A staircase leads to a loft space with a leather couch, chair, and television, a place for artists and visitors to relax. An upper-floor walkway connects this space to Baker’s office, with two computers, a drafting table and paperwork spilling from every crevice. Back downstairs, and through a hallway extending from the gallery, is Baker’s studio. It’s an old horse barn, confirmed by the chew marks, about horse-head high, on the original wood that frames a doorway. The studio and upstairs office underscore the nonstop pace of Baker’s busy existence as an artist/entreprener. There’s space in the studio for a computer monitor, his painting easel, and then, at the far wall, an 18-foot-by-24-foot space for mural work. An object that resembles an oversized paper-towel rack stands in a corner. It holds mural canvas that can easily be unfurled against the wall. Baker also installed a skylight that faces north, which allows for controlled, indirect sunlight throughout the day, perfect for a visual artist whose use of color is essential.

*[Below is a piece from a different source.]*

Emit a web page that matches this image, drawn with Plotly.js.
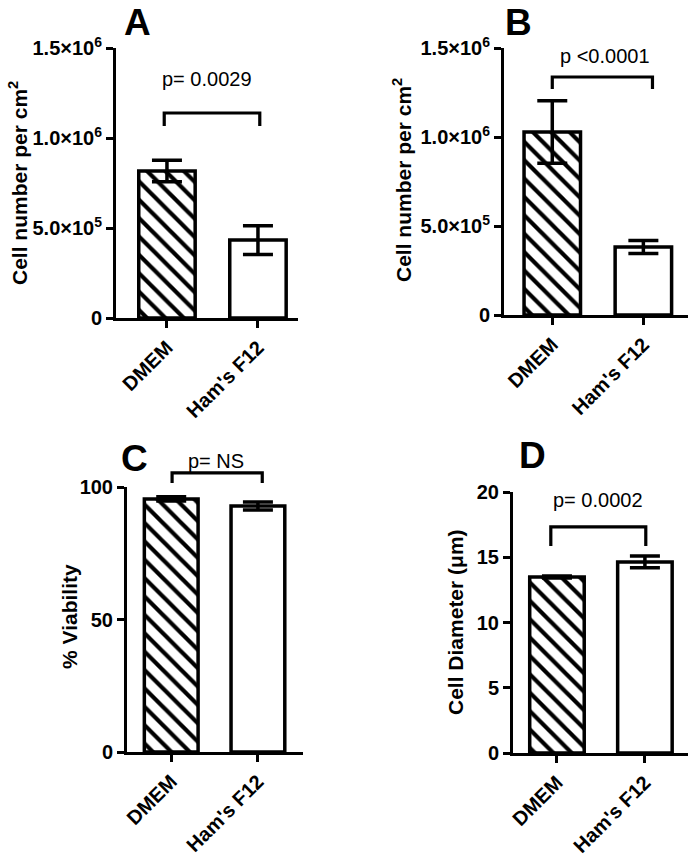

Whether in the studio, nearby in the gallery, up in the loft or office, or even inside his main house, Baker hopes people stop by, curious to view some artwork. It helps that he owns an 18th-century Dutch settlement property, and that he took care with a willing French carpenter to keep alive the carriage house’s character. “You have to be truthful to the reality of what [the carriage house] is, but then you have to bring to it an energy that creates an excitement about it,” he said. “I have the benefit of [the house], though it wasn’t such a benefit when it was crumbling and falling down and I had to jack up half the building,” says Baker.
“I think you have to start where you are with what you have and the tools that are available, and you have to bring the most honest, positive energy to that and build something,” Baker says.
And it doesn’t hurt to talk to strangers.